On occasion, the banal manner in which news is reported in the media makes it easy to forget political distinctions which are highly salient. The example which comes to mind is the reporting of the outbreak of widespread protests in Syria, in 2011. The BBC’s coverage failed to capture the fact that intervention in Syria would be a completely different ballgame to intervention in Libya, owing to its vastly superior conventional forces, its enjoyment of Iranian and Russian support, and various other factors. If they were mentioned at all, these crucial considerations were hardly prominent in the basic coverage. It is unsurprising, then, that Western governments were accused of holding a double standard: why did they intervene in Libya, but not Syria?
In a similar vein, we would do well to bear in mind when considering the large-scale protests which have erupted in Turkey (1) over the past few days that political factors differentiate Turkey very strongly from those Middle Eastern countries which have been part of the Arab Spring. Turkey is a democracy with a moderate Islamist government. It is therefore a beacon which other Middle Eastern countries are striving to move towards. The protests in the country are so widespread, numerous and strongly critical of the incumbent government that they naturally invite comparison with the Arab Spring movements. Just as young Egyptians protested against Mubarak in Tahrir Square, young Turks are now demonstrating against Erdogan’s government in Taksim Square. Yet this comparison, while superficially appealing, does not survive reasoned analysis.
The image of Turkish protests brandishing Greenpeace banners (see below) suggests that this wave of protests is bourgeois in nature. The protests began with opposition to the plans of Erdogan’s government to build over a park in Istanbul. The Turkish public taking issue with Erdogan’s urban planning policy could not be more different in nature from the Arab Spring protests, which were driven by anger at economic stagnation and corrupt, undemocratic governance. The fact that Turks are ready to protest about the environment and urban planning itself shows that Turkey is free from those fundamental problems which plague other nations in the Middle East.
Of course, the recent protests in Istanbul, Ankara and elsewhere concern more than just a small detail of urban planning. Turks are concerned that Erdogan is governing too autocratically. I do not want to downplay the significance, or potential significance, of the current protests. I would argue, though, that these developments are hallmarks of the inevitable struggles of democratization, rather than signifying any particular problem with Turkey’s form of mildly Islamist democracy. It is true that the police reaction to the protests has been heavy-handed. Yet the history of democratization in Britain is littered with examples of brutal police retaliation to mass demonstrations. It is true that Erdogan decided to bypass the order of an administrative court to press ahead with his original policy. Yet judicial legitimacy and influence is one of the slowest-evolving features in any democracy; it takes decades of precedent and tradition to build (recall the arrogance of early US Presidents such as Andrew Jackson to the decisions of the Supreme Court).

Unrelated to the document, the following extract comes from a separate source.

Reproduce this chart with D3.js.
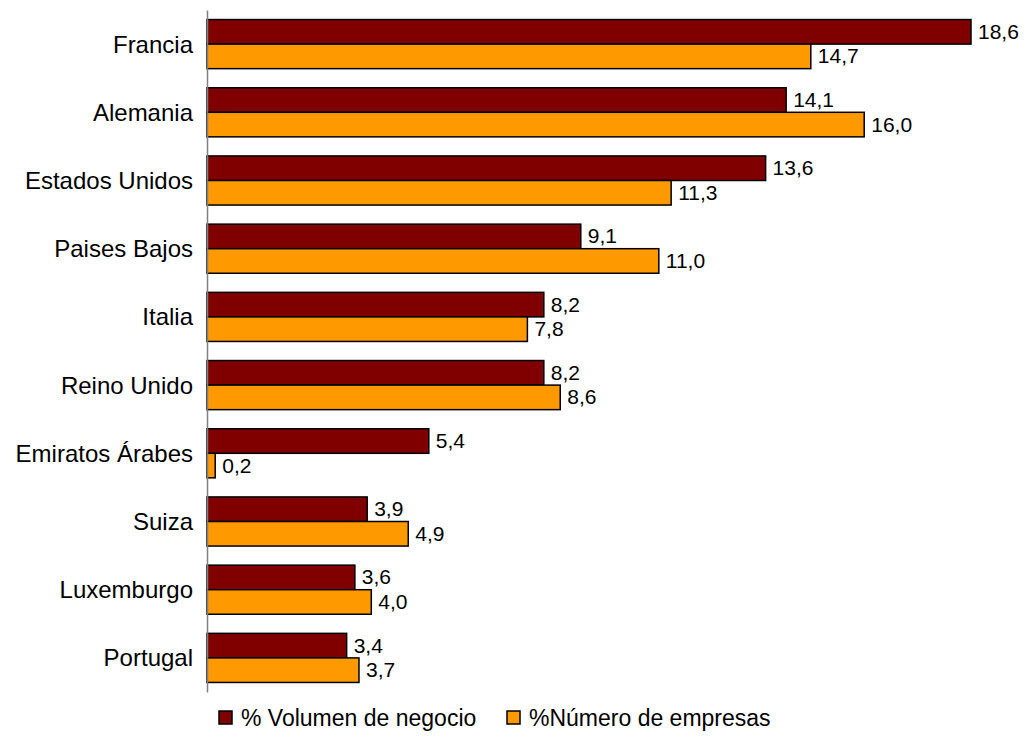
<!DOCTYPE html>
<html>
<head>
<meta charset="utf-8">
<script src="https://cdn.jsdelivr.net/npm/d3@7"></script>
<style>
body { margin: 0; background: #fff; }
text { font-family: "Liberation Sans", Arial, sans-serif; fill: #000; }
</style>
</head>
<body>
<svg width="1026" height="751"></svg>
<script>
var paises = ["Francia", "Alemania", "Estados Unidos", "Paises Bajos", "Italia", "Reino Unido", "Emiratos Árabes", "Suiza", "Luxemburgo", "Portugal"];
var volumen = [18.6, 14.1, 13.6, 9.1, 8.2, 8.2, 5.4, 3.9, 3.6, 3.4];
var empresas = [14.7, 16.0, 11.3, 11.0, 7.8, 8.6, 0.2, 4.9, 4.0, 3.7];
var series = ["% Volumen de negocio", "%Número de empresas"];
var colores = ["#800000", "#FF9900"];

var svg = d3.select("svg");

var x = d3.scaleLinear().domain([0, 18.6]).range([207, 971]);
var y = d3.scaleBand().domain(paises).range([10, 692]).paddingInner(0.28).paddingOuter(0.14);
var ySub = d3.scaleBand().domain([0, 1]).range([0, y.bandwidth()]);

var fmt = function(v) { return v.toFixed(1).replace(".", ","); };

var data = [];
paises.forEach(function(p, i) {
	data.push({ pais: p, s: 0, v: volumen[i] });
	data.push({ pais: p, s: 1, v: empresas[i] });
});

svg.selectAll("rect.bar")
	.data(data)
	.enter().append("rect")
	.attr("class", "bar")
	.attr("x", x(0))
	.attr("y", function(d) { return y(d.pais) + ySub(d.s); })
	.attr("width", function(d) { return x(d.v) - x(0); })
	.attr("height", ySub.bandwidth())
	.attr("fill", function(d) { return colores[d.s]; })
	.attr("stroke", "#000")
	.attr("stroke-width", 1.5);

svg.selectAll("text.val")
	.data(data)
	.enter().append("text")
	.attr("class", "val")
	.attr("x", function(d) { return x(d.v) + 7; })
	.attr("y", function(d) { return y(d.pais) + ySub(d.s) + ySub.bandwidth() / 2 + 7; })
	.attr("font-size", 21)
	.text(function(d) { return fmt(d.v); });

// eje vertical
var axis = svg.append("g")
	.attr("transform", "translate(" + x(0) + ",0)")
	.call(d3.axisLeft(y).tickSize(0).tickPadding(14));
axis.select(".domain").attr("stroke", "#808080").attr("stroke-width", 1.5);
axis.selectAll("text")
	.attr("font-size", 24)
	.attr("dy", "0.35em")
	.attr("font-family", "Liberation Sans, Arial, sans-serif")
	.attr("fill", "#000");

// leyenda
var leg = svg.append("g");
var legX = [219, 507];
series.forEach(function(s, i) {
	leg.append("rect")
		.attr("x", legX[i]).attr("y", 711)
		.attr("width", 13).attr("height", 13)
		.attr("fill", colores[i])
		.attr("stroke", "#000").attr("stroke-width", 1.5);
	leg.append("text")
		.attr("x", legX[i] + 22).attr("y", 726)
		.attr("font-size", 23)
		.text(s);
});
</script>
</body>
</html>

Erdogan’s actions, and his initial arrogant, dismissive attitude towards the protests, are the mark of a leader naively resting on the laurels of his democratic mandate. These are hardly issues which are unique to Turkey as an Islamic democracy, but rather, they are the kind of problems associated historically with all democracies. Yet the Western media continues, in some respects, to treat Turkey as a suspicious outlier. The Times leader, entitled “Creeping Islamism: Turkey’s latest law on alcohol is an ominous portent of the nation’s direction” (2) criticising the Erdogan government’s rather unliberal alcohol policy reform is best offset by noting said policy’s similarity to that of some more conservative Western areas, such as Texas (3). We ought to desist from treating Turkey as more “Other” than it truly is.
The upshot of all this is to say that we still have grounds for looking at Turkey with optimism, despite these recent protests. The protests are already serious, but Erdogan is likely to react in a conciliatory way, as the rhetoric of he and his ministers is already indicating. We ought not to use the problems that Turkey will inevitably face as it consolidates secular democratic institutions as an excuse for discrediting its potential international role or its potential bid for European Union membership. Writing in The Times last October, (4) Norman Stone argued that Turkey ought to solve its internal problems, particularly the problem of Kurdish nationalism, before pursuing an adventurous foreign policy agenda. Again, it is true that the Kurdish problem is a severe one, but let’s not lose sight of historical comparative perspective. What historian ever argued that Britain could not pursue an adventurous foreign policy in spite of its perennial struggle against Irish nationalism? A dose of rational optimism is all that is required to recognise the hugely beneficial role Turkey can play in the Middle East, particularly with regard to the Syrian crisis, in the short term, but also in its capacity for acting as a beacon to all democratic-leaning Middle Eastern countries, in the long term. In spite of its problems, Turkey is the bastion demonstrating that liberal values can be compatible with Islam.